La parola “tattoo” si è originata dal Taitiano “Tattua” che significa “segnare”.

Sono stati proprio i polinesiani, infatti, ad introdurre questa pratica nel mondo, perchè associavano queste che, a tutti gli effetti, erano e sono decorazioni del corpo, a credenze sociali e religiose.

C’è da dire, però, che questo ruolo mistico non è stato assolutamente condiviso da altre culture, nel tempo: per i romani, ad esempio, segni contraddistintivi di questo tipo erano usati per riconoscere (e quindi marchiare, più che altro) i fuorilegge e gli schiavi.

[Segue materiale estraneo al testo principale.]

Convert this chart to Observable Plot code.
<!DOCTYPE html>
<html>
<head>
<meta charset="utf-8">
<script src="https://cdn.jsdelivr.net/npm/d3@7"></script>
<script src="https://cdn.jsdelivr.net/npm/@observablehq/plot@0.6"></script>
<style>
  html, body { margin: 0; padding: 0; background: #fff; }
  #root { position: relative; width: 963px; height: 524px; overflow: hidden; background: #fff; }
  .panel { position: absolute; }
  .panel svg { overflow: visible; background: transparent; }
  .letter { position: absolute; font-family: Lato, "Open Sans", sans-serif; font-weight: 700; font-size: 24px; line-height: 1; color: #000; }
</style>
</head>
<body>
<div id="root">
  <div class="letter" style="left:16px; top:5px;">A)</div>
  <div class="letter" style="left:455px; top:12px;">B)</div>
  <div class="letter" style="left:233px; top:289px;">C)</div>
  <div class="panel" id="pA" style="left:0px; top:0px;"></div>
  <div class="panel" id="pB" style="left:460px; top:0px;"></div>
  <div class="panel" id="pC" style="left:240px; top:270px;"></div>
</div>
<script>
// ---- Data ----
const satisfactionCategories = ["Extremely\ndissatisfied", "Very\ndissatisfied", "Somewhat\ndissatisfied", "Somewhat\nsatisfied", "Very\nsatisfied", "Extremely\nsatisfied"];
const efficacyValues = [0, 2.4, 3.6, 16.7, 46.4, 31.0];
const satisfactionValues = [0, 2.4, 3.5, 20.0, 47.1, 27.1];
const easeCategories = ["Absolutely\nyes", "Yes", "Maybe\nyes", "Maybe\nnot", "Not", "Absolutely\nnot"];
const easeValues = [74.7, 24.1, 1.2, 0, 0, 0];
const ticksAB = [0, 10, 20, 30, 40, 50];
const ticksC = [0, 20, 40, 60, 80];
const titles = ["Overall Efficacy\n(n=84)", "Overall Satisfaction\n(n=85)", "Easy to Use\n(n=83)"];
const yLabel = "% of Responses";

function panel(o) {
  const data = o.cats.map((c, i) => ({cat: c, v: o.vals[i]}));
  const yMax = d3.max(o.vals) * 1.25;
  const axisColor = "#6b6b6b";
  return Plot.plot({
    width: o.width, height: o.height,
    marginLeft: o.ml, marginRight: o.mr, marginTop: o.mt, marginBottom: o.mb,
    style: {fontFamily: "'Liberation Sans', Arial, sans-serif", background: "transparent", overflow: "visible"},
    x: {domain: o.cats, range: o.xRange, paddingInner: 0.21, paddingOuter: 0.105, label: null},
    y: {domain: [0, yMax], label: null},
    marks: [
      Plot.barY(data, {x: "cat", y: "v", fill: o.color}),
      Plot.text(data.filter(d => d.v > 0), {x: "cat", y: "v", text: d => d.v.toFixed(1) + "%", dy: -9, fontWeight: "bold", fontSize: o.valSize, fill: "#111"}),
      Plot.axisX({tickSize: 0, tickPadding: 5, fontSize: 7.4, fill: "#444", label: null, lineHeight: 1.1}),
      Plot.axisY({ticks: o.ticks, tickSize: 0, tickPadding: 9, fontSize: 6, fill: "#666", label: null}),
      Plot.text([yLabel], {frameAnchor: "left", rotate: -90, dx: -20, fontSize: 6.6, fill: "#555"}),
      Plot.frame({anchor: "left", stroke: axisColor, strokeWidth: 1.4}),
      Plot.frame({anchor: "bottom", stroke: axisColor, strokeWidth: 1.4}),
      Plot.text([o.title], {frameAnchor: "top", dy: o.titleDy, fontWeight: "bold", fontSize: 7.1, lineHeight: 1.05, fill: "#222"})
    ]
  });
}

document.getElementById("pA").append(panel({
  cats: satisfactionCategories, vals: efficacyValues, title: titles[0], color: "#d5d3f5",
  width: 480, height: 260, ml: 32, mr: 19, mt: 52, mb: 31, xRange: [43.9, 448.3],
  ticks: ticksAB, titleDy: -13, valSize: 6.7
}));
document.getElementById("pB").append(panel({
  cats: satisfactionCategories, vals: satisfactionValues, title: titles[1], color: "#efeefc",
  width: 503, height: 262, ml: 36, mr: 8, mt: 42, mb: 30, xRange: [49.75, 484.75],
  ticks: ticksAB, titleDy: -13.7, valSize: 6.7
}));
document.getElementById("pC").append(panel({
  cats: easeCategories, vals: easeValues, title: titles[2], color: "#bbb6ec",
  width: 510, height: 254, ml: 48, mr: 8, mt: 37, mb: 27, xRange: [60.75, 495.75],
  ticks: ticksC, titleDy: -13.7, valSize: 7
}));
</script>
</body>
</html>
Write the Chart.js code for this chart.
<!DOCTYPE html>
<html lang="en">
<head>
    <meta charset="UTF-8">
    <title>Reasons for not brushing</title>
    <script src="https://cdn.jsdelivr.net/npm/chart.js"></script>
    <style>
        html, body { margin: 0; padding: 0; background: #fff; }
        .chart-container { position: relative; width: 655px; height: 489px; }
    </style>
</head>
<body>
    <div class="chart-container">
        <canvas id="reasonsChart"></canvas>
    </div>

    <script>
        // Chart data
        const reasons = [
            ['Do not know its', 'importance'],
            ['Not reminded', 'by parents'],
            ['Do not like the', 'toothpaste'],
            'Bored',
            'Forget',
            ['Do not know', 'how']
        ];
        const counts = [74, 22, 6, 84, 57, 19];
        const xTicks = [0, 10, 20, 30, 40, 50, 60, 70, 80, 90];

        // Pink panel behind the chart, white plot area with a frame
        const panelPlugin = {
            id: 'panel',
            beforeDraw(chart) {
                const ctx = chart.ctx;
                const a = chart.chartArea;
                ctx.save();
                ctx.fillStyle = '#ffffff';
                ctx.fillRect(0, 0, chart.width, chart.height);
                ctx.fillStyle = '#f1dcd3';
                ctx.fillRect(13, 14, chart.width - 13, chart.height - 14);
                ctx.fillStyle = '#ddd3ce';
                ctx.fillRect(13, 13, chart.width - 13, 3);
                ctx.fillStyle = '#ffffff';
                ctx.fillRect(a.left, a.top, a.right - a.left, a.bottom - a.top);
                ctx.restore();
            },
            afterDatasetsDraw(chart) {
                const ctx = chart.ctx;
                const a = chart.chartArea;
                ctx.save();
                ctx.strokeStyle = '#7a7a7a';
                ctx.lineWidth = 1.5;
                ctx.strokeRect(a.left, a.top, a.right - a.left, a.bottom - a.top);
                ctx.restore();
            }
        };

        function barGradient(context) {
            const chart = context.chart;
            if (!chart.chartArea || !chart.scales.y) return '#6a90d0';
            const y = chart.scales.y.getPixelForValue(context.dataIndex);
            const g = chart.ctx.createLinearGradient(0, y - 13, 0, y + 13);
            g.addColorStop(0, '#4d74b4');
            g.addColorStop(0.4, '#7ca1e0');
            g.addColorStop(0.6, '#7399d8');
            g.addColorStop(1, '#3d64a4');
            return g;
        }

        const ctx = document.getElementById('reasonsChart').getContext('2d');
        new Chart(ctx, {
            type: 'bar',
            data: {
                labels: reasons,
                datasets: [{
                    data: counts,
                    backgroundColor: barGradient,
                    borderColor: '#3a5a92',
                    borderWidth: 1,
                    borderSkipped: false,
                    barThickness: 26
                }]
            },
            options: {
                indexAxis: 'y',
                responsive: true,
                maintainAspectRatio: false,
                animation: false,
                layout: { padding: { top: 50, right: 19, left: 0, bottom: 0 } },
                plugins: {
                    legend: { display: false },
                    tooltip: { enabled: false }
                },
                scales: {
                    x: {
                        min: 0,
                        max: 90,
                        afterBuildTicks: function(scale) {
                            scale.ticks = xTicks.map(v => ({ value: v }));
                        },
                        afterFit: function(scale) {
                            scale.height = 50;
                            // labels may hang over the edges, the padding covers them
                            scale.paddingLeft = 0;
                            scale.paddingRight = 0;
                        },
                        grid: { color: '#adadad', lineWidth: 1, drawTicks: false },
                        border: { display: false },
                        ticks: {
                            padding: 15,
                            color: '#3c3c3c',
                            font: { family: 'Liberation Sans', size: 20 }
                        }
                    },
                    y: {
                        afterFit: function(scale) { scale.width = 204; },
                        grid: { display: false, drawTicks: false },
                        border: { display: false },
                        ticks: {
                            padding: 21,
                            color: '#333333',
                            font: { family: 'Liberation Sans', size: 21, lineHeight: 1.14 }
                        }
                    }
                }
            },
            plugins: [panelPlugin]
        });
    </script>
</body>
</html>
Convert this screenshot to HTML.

Ancora, i marinari utilizzavano i tattoo per testimoniare viaggi ed imprese e, arrivando a tempi più moderni, negli anni 70/80, questi disegni sulla pelle erano legati al movimento Punk, alla voglia di ribellarsi, senza contare che la maggioranza delle persone che li eseguiva era fatta di galeotti, prostitute e criminali. Insomma, in moltissimi casi, chi possedeva un tatuaggio non era ben visto a livello sociale: un retaggio culturale che è arrivato, in qualche modo, fino a noi nel nuovo millennio, persino in quest’epoca in cui sembra proprio che l’anticonformismo sia diventato, paradossalmente, conformismo.

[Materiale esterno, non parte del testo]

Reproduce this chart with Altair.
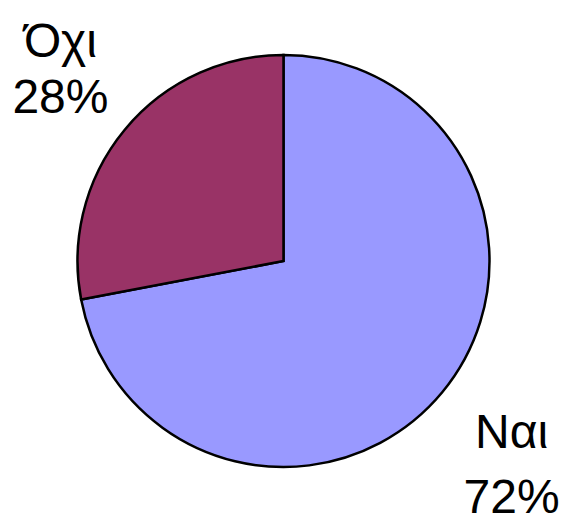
import altair as alt
import pandas as pd

categories = ["Ναι", "Όχι"]
values = [72, 28]
labels = ["Ναι\n72%", "Όχι\n28%"]
colors = ["#9999FF", "#993366"]

df = pd.DataFrame({"cat": categories, "value": values, "label": labels, "ord": [0, 1]})

theta_scale = alt.Scale(domain=[0, 100])

arcs = alt.Chart(df).mark_arc(outerRadius=206, stroke="black", strokeWidth=2.5).encode(
    theta=alt.Theta("value:Q", stack=True, scale=theta_scale),
    order=alt.Order("ord:Q"),
    color=alt.Color("cat:N", scale=alt.Scale(domain=categories, range=colors), legend=None),
)

lab_base = alt.Chart(df).transform_window(
    cum="sum(value)", sort=[alt.SortField("ord")], frame=[None, 0]
).transform_calculate(mid="datum.cum - datum.value / 2")


def label_layer(cat, dx, dy, lh):
    return lab_base.transform_filter(alt.datum.cat == cat).mark_text(
        radius=296, font="Liberation Sans", fontSize=48, lineBreak="\n",
        lineHeight=lh, color="black", align="center", baseline="alphabetic",
        dx=dx, dy=dy,
    ).encode(theta=alt.Theta("mid:Q", scale=theta_scale), text="label:N")


text_no = label_layer("Όχι", 5, -15, 56)
text_yes = label_layer("Ναι", 0, -2, 65)

chart = (arcs + text_no + text_yes).properties(
    width=551, height=506, padding=0, autosize=alt.AutoSizeParams(type="none")
).configure_view(stroke=None)

chart.save("out.html", embed_options={"renderer": "svg", "actions": False})
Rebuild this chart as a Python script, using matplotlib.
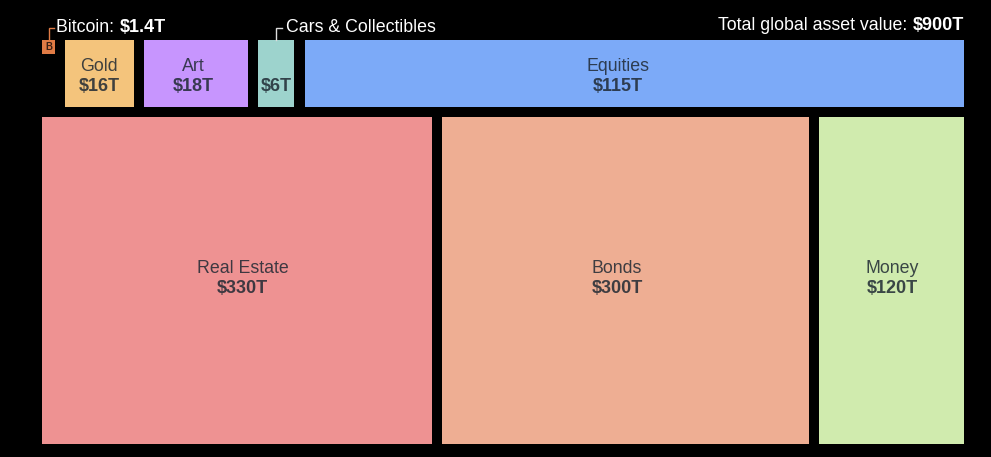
import matplotlib
matplotlib.use('Agg')
import matplotlib.pyplot as plt

# values as labelled in the chart
top_names = ['Bitcoin', 'Gold', 'Art', 'Cars & Collectibles', 'Equities']
top_values = ['$1.4T', '$16T', '$18T', '$6T', '$115T']
bottom_names = ['Real Estate', 'Bonds', 'Money']
bottom_values = ['$330T', '$300T', '$120T']
total_value = '$900T'

# tile widths, the tiles are not proportional to the labels
top_widths = [13, 69, 104, 36, 659]
top_gaps = [10, 10, 10, 11, 0]
bottom_widths = [390, 367, 145]

# labels sit off centre in some tiles
top_shift = [0, -0.5, -3, 0.5, -17]
bottom_shift = [5.5, -8.5, 0.5]

top_colors = ['#e07b45', '#f4c47c', '#c795fe', '#9dd3cd', '#7caaf8']
bottom_colors = ['#ee9292', '#eeae93', '#d0ebae']

plt.rcParams['font.family'] = ['Liberation Sans', 'DejaVu Sans']

fig = plt.figure(figsize=(9.91, 4.57), dpi=100, facecolor='black')
ax = fig.add_axes([0, 0, 1, 1])
ax.set_xlim(0, 991)
ax.set_ylim(457, 0)
ax.axis('off')

left = 42
gap = 10
text_color = '#1f2933'
fs = 12.8
fs_bold = 13


def mixed(x, y, normal, bold, color='white', right=False):
    # regular text followed by bold text on one line
    r = fig.canvas.get_renderer()
    if right:
        b = ax.text(x, y, bold, color=color, fontsize=fs_bold, fontweight='bold', ha='right', va='center')
        x0 = b.get_window_extent(r).x0
        ax.text(x0, y, normal, color=color, fontsize=fs, ha='right', va='center')
    else:
        a = ax.text(x, y, normal, color=color, fontsize=fs, ha='left', va='center')
        x1 = a.get_window_extent(r).x1
        ax.text(x1, y, bold, color=color, fontsize=fs_bold, fontweight='bold', ha='left', va='center')


# top row
x = left
centers = []
for name, width, color, g, s in zip(top_names, top_widths, top_colors, top_gaps, top_shift):
    if name == 'Bitcoin':
        ax.bar(x, 14, width=width, bottom=40, align='edge', color=color, linewidth=0)
    else:
        ax.bar(x, 67, width=width, bottom=40, align='edge', color=color, linewidth=0)
    centers.append(x + width / 2 + s)
    x += width + g

for i in [1, 2, 4]:
    ax.text(centers[i], 66.5, top_names[i], color=text_color, alpha=0.85, fontsize=fs, ha='center', va='center')
    ax.text(centers[i], 86.5, top_values[i], color=text_color, alpha=0.85, fontsize=fs_bold, fontweight='bold', ha='center', va='center')
ax.text(centers[3], 86.5, top_values[3], color=text_color, alpha=0.85, fontsize=fs_bold, fontweight='bold', ha='center', va='center')
ax.text(centers[0], 47.5, 'B', color='#3a2015', fontsize=7, fontweight='bold', ha='center', va='center')

# bottom row
x = left
for name, value, width, color, s in zip(bottom_names, bottom_values, bottom_widths, bottom_colors, bottom_shift):
    ax.bar(x, 327, width=width, bottom=117, align='edge', color=color, linewidth=0)
    ax.text(x + width / 2 + s, 268.5, name, color=text_color, alpha=0.85, fontsize=fs, ha='center', va='center')
    ax.text(x + width / 2 + s, 288.5, value, color=text_color, alpha=0.85, fontsize=fs_bold, fontweight='bold', ha='center', va='center')
    x += width + gap

# leader lines and outside labels
ax.plot([centers[0], centers[0], 54], [40, 28, 28], color=top_colors[0], lw=1, solid_joinstyle='miter')
ax.plot([275.5, 275.5, 282], [40, 28, 28], color='#dddddd', lw=1, solid_joinstyle='miter')
mixed(56.5, 27, 'Bitcoin: ', top_values[0])
ax.text(286, 27, top_names[3], color='white', fontsize=fs, ha='left', va='center')
mixed(964, 26, 'Total global asset value: ', total_value, right=True)

fig.savefig('out.png', dpi=100, facecolor='black')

Il ruolo odierno del tatuaggio

Secondo le statistiche ISTAT, il primo tatuaggio viene fatto in un’età media compresa tra i 26 ed i 35 anni (52% della popolazione italiana). Il 30%, però, riguarda persone di età inferiore e, quindi, adolescenti.

Tutto questo si ricollega ad altri numeri altrettanto chiari: in molti, sia della vecchia generazione che di quella nuova, si pentono di aver eseguito alcuni tattoo, etichettandoli come “sciocchezze adolescenziali”. C’è chi li ha schiariti e ricoperti, con una tecnica molto particolare eseguita dai tatuatori professionisti, e chi li ha lasciati così come sono: perchè non bisogna mai dimenticare che, quando si decide di marchiare la propria pelle in questo modo, è per sempre!

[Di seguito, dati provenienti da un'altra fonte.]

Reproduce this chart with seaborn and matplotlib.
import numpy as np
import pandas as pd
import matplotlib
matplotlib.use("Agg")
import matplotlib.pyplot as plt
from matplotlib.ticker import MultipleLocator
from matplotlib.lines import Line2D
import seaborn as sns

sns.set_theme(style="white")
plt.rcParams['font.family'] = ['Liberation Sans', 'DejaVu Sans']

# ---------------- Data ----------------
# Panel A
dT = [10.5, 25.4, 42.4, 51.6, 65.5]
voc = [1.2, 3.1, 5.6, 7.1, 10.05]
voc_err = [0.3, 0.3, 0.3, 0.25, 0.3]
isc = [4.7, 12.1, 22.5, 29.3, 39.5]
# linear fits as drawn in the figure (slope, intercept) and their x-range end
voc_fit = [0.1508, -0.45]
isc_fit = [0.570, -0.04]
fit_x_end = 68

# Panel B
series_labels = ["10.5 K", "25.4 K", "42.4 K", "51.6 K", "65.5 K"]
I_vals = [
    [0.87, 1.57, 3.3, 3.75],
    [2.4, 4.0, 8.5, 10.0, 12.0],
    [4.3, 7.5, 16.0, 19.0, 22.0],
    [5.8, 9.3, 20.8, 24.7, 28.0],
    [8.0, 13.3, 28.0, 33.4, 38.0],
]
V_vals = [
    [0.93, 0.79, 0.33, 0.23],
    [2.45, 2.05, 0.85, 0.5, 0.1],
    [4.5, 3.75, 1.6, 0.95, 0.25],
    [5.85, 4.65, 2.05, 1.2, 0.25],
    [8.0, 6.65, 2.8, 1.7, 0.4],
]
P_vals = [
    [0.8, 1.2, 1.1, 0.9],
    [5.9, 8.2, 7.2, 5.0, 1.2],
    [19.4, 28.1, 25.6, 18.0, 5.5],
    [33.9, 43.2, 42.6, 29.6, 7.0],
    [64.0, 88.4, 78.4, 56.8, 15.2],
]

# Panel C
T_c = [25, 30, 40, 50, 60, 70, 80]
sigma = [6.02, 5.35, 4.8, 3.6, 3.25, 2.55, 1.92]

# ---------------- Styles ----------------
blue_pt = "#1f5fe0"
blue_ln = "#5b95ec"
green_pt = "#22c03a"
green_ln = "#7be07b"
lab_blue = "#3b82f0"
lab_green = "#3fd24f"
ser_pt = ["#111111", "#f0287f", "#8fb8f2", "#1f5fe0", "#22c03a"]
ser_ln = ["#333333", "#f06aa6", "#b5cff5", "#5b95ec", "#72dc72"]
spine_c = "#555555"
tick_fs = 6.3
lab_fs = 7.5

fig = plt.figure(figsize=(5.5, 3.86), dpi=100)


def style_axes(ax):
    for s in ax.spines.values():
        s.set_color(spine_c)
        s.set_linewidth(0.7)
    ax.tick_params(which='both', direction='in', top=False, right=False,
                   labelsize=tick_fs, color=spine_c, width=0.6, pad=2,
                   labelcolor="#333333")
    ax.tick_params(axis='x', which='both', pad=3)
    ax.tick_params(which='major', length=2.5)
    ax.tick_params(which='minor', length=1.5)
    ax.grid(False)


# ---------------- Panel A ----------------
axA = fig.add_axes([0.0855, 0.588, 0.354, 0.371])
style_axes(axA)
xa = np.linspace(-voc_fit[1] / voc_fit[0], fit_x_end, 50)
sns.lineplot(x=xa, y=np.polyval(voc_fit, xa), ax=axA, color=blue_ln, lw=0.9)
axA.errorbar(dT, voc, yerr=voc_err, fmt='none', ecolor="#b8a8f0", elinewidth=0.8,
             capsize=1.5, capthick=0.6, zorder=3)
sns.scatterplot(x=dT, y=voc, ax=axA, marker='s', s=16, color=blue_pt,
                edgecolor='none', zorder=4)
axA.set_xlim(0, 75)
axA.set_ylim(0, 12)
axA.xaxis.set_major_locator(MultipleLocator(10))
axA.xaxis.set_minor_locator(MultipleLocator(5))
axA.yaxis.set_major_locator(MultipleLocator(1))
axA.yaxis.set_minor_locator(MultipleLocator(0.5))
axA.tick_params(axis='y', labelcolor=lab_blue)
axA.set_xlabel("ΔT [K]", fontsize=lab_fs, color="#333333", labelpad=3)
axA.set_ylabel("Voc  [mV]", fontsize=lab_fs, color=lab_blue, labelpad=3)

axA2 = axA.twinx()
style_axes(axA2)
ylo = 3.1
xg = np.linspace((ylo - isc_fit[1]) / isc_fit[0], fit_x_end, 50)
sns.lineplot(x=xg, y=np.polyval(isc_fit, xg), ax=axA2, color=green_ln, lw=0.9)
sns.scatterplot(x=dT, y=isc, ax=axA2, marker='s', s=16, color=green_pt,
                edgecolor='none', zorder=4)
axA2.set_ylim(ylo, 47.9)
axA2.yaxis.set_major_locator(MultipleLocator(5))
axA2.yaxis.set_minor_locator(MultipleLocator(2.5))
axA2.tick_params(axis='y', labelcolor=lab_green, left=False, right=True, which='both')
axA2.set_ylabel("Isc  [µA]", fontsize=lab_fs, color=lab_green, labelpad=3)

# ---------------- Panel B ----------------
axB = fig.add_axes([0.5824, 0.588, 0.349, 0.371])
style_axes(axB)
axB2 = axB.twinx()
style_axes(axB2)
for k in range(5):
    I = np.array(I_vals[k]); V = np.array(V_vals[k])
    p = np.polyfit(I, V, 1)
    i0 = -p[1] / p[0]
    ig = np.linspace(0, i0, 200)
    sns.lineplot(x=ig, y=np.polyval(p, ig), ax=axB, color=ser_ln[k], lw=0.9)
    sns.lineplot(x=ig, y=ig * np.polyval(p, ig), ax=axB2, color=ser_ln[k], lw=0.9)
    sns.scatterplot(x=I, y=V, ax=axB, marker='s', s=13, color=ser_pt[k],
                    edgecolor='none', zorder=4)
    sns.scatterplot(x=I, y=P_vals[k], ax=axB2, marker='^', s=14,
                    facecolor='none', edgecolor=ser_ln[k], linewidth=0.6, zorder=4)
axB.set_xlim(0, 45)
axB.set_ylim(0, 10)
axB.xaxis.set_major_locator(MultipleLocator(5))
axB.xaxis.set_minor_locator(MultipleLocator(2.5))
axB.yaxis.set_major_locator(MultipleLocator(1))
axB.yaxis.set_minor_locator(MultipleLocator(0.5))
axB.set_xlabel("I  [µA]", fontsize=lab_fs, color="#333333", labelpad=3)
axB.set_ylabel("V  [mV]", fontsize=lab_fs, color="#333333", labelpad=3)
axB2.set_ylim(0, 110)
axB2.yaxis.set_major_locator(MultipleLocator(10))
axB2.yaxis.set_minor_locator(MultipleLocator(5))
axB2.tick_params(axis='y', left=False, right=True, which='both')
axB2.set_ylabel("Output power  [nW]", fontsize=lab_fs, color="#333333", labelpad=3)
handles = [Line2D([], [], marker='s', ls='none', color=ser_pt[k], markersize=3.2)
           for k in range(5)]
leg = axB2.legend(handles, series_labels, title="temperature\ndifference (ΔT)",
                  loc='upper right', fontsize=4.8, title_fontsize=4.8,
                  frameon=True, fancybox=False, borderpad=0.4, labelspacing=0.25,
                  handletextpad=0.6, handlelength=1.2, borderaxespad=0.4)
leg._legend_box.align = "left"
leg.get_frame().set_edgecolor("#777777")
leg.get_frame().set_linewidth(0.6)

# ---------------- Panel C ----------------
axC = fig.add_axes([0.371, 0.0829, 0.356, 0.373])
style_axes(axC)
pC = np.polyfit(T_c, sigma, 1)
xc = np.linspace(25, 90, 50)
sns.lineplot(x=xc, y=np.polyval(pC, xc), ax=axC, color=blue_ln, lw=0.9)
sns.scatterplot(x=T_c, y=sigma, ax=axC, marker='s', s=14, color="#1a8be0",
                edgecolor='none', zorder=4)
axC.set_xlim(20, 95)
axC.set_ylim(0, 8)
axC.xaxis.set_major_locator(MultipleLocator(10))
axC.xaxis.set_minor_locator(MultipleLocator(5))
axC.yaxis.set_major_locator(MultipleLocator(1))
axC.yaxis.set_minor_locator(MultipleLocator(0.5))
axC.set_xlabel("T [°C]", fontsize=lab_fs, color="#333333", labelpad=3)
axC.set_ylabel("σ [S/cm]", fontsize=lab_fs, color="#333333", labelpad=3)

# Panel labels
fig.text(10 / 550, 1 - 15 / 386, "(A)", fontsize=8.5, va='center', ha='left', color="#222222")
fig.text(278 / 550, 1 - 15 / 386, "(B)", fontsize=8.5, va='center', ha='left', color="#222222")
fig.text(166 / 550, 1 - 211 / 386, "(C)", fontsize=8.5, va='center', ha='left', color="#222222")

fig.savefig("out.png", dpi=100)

Molti ragazzi si ritrovano a fare scelte, probabilmente, dettate dalla voglia di uniformarsi, di colpire, di contraddistinguersi in una massa che però, ormai, a furia di cercare di essere anticonformista è diventata conformista, capovolgendo i ruoli delle cose.

Gli psicologi assicurano che, in troppi casi, questo tipo di decisione viene presa con troppa leggerezza, senza pensare alle conseguenze del proprio gesto: la voglia di omologarsi, in sostanza, vincerebbe qualunque altro baluardo di timore o preoccupazione.

Naturalmente, c’è anche chi affronta questo percorso con maturità e convinzione reale: ogni immagine, frase, disegno che si sceglie di portare per sempre sul proprio corpo diventa il simbolo di una fase di vita, di un affetto, di un elemento che si ritiene fuso con la propria esistenza e la propria personalità. Una dedica che, nella maggioranza dei casi, per essere vera al 100% per tutta la vita, non deve riguardare qualcun altro, ma solo se stessi.